**WHAT YOU HAVE TO DO:** Copy out each line of the material in which the word "chart" appears.

**GIVEN DATA:**

□ □ □ □ □ □ □

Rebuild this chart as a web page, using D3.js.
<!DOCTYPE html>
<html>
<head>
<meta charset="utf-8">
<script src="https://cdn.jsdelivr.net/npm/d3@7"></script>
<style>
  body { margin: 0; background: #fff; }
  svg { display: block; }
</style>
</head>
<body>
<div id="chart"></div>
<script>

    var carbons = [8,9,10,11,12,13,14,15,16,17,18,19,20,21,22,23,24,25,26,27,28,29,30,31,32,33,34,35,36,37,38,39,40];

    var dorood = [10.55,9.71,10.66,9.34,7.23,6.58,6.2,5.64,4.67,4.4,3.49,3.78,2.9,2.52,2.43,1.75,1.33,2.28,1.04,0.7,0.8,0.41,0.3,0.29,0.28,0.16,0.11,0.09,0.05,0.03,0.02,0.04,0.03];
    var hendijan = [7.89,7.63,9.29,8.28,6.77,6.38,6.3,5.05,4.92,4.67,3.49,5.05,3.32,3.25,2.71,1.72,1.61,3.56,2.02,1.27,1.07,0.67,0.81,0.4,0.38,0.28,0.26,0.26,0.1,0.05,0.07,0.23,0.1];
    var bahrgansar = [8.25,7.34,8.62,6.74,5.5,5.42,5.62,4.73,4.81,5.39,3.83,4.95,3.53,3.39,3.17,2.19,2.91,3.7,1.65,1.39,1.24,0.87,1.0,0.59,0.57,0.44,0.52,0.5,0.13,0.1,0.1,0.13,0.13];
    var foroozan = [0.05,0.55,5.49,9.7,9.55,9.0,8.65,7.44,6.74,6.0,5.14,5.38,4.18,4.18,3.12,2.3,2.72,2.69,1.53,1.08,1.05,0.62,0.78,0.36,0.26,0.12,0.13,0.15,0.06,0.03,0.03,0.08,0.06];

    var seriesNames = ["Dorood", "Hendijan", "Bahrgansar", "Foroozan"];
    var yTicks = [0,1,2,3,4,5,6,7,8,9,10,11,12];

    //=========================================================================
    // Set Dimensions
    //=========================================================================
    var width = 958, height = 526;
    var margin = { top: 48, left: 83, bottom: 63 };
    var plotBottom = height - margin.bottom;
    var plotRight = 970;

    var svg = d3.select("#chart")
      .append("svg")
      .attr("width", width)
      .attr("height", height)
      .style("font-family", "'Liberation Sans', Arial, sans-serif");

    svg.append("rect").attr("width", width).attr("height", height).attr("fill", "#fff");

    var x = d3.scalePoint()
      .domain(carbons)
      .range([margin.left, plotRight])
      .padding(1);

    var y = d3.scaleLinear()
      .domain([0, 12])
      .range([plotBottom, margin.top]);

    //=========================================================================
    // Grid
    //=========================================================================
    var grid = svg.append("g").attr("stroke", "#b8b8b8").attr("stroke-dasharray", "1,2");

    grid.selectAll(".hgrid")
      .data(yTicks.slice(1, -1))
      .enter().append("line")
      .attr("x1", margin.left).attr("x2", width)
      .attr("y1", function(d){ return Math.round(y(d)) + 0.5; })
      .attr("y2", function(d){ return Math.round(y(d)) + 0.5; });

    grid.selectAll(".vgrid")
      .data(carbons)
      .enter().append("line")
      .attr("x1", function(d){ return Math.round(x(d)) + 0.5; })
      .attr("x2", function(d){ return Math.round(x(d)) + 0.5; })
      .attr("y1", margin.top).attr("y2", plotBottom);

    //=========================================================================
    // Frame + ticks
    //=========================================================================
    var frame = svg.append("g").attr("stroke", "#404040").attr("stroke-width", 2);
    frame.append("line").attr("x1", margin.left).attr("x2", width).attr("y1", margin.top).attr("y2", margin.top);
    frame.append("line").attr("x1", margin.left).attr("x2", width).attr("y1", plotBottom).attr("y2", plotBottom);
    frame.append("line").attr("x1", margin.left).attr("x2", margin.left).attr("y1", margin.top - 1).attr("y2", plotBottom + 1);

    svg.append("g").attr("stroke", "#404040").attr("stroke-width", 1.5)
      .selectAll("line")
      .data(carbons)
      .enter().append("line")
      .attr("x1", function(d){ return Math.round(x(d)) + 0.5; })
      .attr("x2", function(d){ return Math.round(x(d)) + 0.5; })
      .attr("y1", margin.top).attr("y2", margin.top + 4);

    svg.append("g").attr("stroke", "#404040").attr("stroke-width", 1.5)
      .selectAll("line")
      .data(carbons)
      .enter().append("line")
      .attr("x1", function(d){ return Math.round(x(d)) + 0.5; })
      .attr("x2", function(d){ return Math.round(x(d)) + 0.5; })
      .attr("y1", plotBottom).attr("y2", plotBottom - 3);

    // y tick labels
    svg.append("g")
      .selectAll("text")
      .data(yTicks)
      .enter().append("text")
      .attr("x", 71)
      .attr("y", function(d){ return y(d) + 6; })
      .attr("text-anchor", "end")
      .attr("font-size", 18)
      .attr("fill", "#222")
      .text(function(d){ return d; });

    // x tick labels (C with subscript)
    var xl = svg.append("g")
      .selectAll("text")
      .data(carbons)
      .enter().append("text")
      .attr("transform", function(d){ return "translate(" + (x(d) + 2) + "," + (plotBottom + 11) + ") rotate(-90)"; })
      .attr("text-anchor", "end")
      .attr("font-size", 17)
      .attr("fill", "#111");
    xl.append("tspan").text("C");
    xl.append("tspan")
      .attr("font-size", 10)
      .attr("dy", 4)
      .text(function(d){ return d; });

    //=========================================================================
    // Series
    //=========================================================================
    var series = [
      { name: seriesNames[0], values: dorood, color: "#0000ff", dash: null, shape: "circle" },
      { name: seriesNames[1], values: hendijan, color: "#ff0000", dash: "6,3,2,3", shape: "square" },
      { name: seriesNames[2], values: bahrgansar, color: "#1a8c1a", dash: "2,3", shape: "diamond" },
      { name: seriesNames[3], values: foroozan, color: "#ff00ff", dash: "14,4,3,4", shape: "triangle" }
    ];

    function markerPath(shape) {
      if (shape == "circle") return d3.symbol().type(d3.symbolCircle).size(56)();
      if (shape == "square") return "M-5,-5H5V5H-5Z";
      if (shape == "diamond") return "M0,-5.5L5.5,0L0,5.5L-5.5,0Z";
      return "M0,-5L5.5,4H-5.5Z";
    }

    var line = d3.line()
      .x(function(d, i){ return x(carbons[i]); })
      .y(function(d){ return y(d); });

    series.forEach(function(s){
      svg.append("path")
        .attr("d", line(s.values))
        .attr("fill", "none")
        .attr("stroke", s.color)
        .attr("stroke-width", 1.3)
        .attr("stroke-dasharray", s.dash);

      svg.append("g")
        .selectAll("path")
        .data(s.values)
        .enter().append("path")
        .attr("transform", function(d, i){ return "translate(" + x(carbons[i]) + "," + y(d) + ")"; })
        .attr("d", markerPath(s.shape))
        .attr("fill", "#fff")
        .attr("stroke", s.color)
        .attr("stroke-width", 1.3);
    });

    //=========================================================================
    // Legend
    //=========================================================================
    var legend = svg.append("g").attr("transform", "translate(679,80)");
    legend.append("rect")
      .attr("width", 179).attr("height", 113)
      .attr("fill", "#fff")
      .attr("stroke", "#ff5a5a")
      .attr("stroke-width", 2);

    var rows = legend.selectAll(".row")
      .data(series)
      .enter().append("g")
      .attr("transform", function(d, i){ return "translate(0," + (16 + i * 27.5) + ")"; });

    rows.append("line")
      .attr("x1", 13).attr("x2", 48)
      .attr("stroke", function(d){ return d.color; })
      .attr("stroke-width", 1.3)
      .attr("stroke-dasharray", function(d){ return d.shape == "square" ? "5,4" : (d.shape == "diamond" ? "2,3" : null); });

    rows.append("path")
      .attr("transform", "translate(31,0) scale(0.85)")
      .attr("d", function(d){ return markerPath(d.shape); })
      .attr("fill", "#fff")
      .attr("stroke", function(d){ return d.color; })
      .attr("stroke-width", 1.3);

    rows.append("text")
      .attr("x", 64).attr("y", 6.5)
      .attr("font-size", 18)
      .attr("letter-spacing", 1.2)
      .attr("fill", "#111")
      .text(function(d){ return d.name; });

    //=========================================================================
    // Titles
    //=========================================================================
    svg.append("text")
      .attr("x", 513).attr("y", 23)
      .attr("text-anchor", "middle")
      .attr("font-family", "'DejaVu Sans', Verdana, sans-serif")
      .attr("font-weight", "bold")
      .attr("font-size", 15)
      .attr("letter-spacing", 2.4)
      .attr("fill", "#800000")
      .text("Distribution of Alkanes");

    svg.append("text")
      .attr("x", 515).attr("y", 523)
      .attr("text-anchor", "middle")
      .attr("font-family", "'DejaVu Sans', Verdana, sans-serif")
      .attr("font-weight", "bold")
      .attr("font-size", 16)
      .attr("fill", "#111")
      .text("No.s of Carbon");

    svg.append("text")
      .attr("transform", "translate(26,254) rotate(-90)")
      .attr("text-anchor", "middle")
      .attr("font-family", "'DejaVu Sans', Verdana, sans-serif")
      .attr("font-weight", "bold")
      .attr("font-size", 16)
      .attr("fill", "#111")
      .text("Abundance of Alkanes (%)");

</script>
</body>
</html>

□ □ □ □ □ □ □

**COMPLETED TASK:**
Rebuild this chart as a web page, using D3.js.
<div id="chart"></div>
    var svg = d3.select("#chart")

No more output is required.